La problématique qui sous-tend son analyse, et qui se trouve explicitée dans le dernier chapitre, est une critique du schéma marxiste des rapports infrastructure/superstructure, de la division du travail, du mode d’apparition de l’État.
Pour Clastres, ce n’est pas l’exploitation économique qui entraîne la division des classes et l’émergence du pouvoir d’État, mais l’inverse : le pouvoir précède la relation économique d’exploitation.
Les sociétés primitives étant des sociétés de non accumulation, non productivité, où le travail sert à satisfaire les besoins de la communauté et où règne une règle égalitaire d’échange, sociétés du loisir, on ne voit pas pourquoi, subitement, ce mode de régulation changerait, et une relation d’exploitation s’instaurerait ; la base même en effet du fonctionnement est la non-rentabilité, la production en vue de la satisfaction des besoins et l’équilibre social qui en découle rend impossible l’installation d’une relation d’exploitation. Sociétés de refus du travail, où le progrès technologique sert à diminuer le temps de travail, et non à produire un surplus, à accumuler… au profit d’une classe oisive. La division technique du travail y existe pourtant (sans la forme de la division sexuelle du travail), mais elle n’engendre pas, comme le pensent les marxistes, la division sociale du travail, et donc la structuration en classes exploiteuses et exploitées.
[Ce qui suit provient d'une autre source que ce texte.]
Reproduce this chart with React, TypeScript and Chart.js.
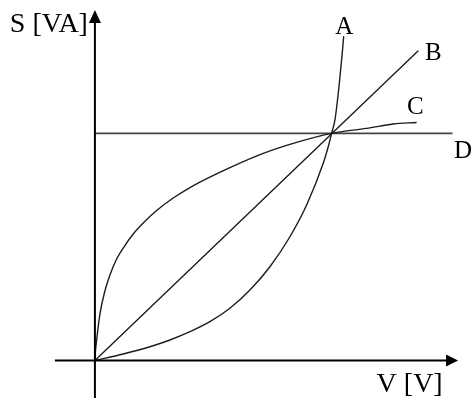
import React, { useEffect, useRef } from "react";
import { Chart, registerables } from "chart.js";

Chart.register(...registerables);

// Curve A (convex, rising steeply after the common point)
const curveA_x = [0, 0.1196, 0.2324, 0.3169, 0.4014, 0.4859, 0.5703, 0.6548, 0.7393, 0.8238, 0.8944, 0.9645, 0.9856, 1, 1.014, 1.028, 1.038, 1.046, 1.051];
const curveA_y = [0, 0.0286, 0.0607, 0.0902, 0.1268, 0.1708, 0.2298, 0.3103, 0.4129, 0.5449, 0.6844, 0.868, 0.941, 1, 1.059, 1.176, 1.279, 1.367, 1.428];
// Curve B (straight line)
const curveB_x = [0, 1.366];
const curveB_y = [0, 1.364];
// Curve C (concave, saturating)
const curveC_x = [0, 0.002, 0.0072, 0.0211, 0.0422, 0.0634, 0.0917, 0.1196, 0.1618, 0.2041, 0.2607, 0.3308, 0.4014, 0.4859, 0.5703, 0.711, 0.8521, 1, 1.148, 1.26, 1.359];
const curveC_y = [0, 0.037, 0.0902, 0.2047, 0.306, 0.3763, 0.4467, 0.4952, 0.5568, 0.6052, 0.6602, 0.7152, 0.7614, 0.8077, 0.8495, 0.912, 0.9604, 1, 1.022, 1.041, 1.048];
// Curve D (constant)
const curveD_x = [0, 1.511];
const curveD_y = [1, 1];

const curveNames = ["A", "B", "C", "D"];
// label anchors in data units
const labelX = [1.053, 1.394, 1.318, 1.517];
const labelY = [1.436, 1.322, 1.087, 0.893];
const yAxisTitle = "S [VA]";
const xAxisTitle = "V [V]";

const X_MIN = -0.401;
const X_MAX = 1.593;
const Y_MIN = -0.165;
const Y_MAX = 1.587;
const X_AXIS_FROM = -0.169;
const X_AXIS_TO = 1.534;
const Y_AXIS_FROM = -0.165;
const Y_AXIS_TO = 1.543;

const toPts = (xs: number[], ys: number[]) => xs.map((x, i) => ({ x, y: ys[i] }));

export default function App() {
  const ref = useRef<HTMLCanvasElement | null>(null);
  useEffect(() => {
    if (!ref.current) return;
    const axesPlugin = {
      id: "axesArrows",
      afterDatasetsDraw(chart: any) {
        const ctx = chart.ctx;
        const xs = chart.scales.x;
        const ys = chart.scales.y;
        const ox = xs.getPixelForValue(0);
        const oy = ys.getPixelForValue(0);
        ctx.save();
        ctx.strokeStyle = "#000";
        ctx.fillStyle = "#000";
        ctx.lineWidth = 2;
        // x axis
        const xa = xs.getPixelForValue(X_AXIS_FROM);
        const xb = xs.getPixelForValue(X_AXIS_TO);
        ctx.beginPath();
        ctx.moveTo(xa, oy);
        ctx.lineTo(xb - 8, oy);
        ctx.stroke();
        ctx.beginPath();
        ctx.moveTo(xb, oy);
        ctx.lineTo(xb - 12, oy - 6);
        ctx.lineTo(xb - 12, oy + 6);
        ctx.closePath();
        ctx.fill();
        // y axis
        const ya = ys.getPixelForValue(Y_AXIS_FROM);
        const yb = ys.getPixelForValue(Y_AXIS_TO);
        ctx.beginPath();
        ctx.moveTo(ox, ya);
        ctx.lineTo(ox, yb + 8);
        ctx.stroke();
        ctx.beginPath();
        ctx.moveTo(ox, yb);
        ctx.lineTo(ox - 6, yb + 13);
        ctx.lineTo(ox + 6, yb + 13);
        ctx.closePath();
        ctx.fill();
        // curve labels
        ctx.font = "25px 'Liberation Serif', 'Times New Roman', serif";
        ctx.textBaseline = "alphabetic";
        curveNames.forEach((n, i) => {
          ctx.textAlign = i === 0 ? "center" : "left";
          ctx.fillText(n, xs.getPixelForValue(labelX[i]), ys.getPixelForValue(labelY[i]));
        });
        // axis titles
        ctx.font = "28px 'Liberation Serif', 'Times New Roman', serif";
        ctx.textAlign = "right";
        ctx.fillText(yAxisTitle, ox - 7, ys.getPixelForValue(1.448));
        ctx.textAlign = "left";
        ctx.fillText(xAxisTitle, xs.getPixelForValue(1.19), ys.getPixelForValue(-0.14));
        ctx.restore();
      },
    };
    const lineDs = (label: string, data: any[], color: string, width: number) => ({
      label,
      data,
      showLine: true,
      borderColor: color,
      borderWidth: width,
      pointRadius: 0,
      cubicInterpolationMode: "monotone" as const,
      fill: false,
    });
    const chart = new Chart(ref.current, {
      type: "scatter",
      data: {
        datasets: [
          lineDs("A", toPts(curveA_x, curveA_y), "#1c1c1c", 1.4),
          lineDs("B", toPts(curveB_x, curveB_y), "#1c1c1c", 1.4),
          lineDs("C", toPts(curveC_x, curveC_y), "#1c1c1c", 1.4),
          lineDs("D", toPts(curveD_x, curveD_y), "#444", 1.6),
        ],
      },
      options: {
        animation: false,
        responsive: true,
        maintainAspectRatio: false,
        layout: { padding: 0 },
        plugins: { legend: { display: false }, tooltip: { enabled: false } },
        scales: {
          x: { type: "linear", min: X_MIN, max: X_MAX, display: false },
          y: { type: "linear", min: Y_MIN, max: Y_MAX, display: false },
        },
      },
      plugins: [axesPlugin],
    });
    return () => chart.destroy();
  }, []);
  return (
    <div style={{ position: "absolute", left: 0, top: 0, width: 472, height: 398, background: "#fff" }}>
      <canvas ref={ref} />
    </div>
  );
}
Par ailleurs les changements infrastructurels (c’est-à-dire le passage du nomadisme à l’agriculture et à la sédentarisation qu’on a observé dans les tribus des plaines en Amérique du Nord et du Chaco en Amérique du Sud) n’entraînent pas des changements dans les modèles de fonctionnement politique ; on trouve des tribus nomades et agricoles ayant la même organisation socio-politique, où le chef de tribu n’est pas le détenteur du pouvoir.
Quelle hypothèse Clastres nous propose-t-il alors concernant l’apparition de l’État ?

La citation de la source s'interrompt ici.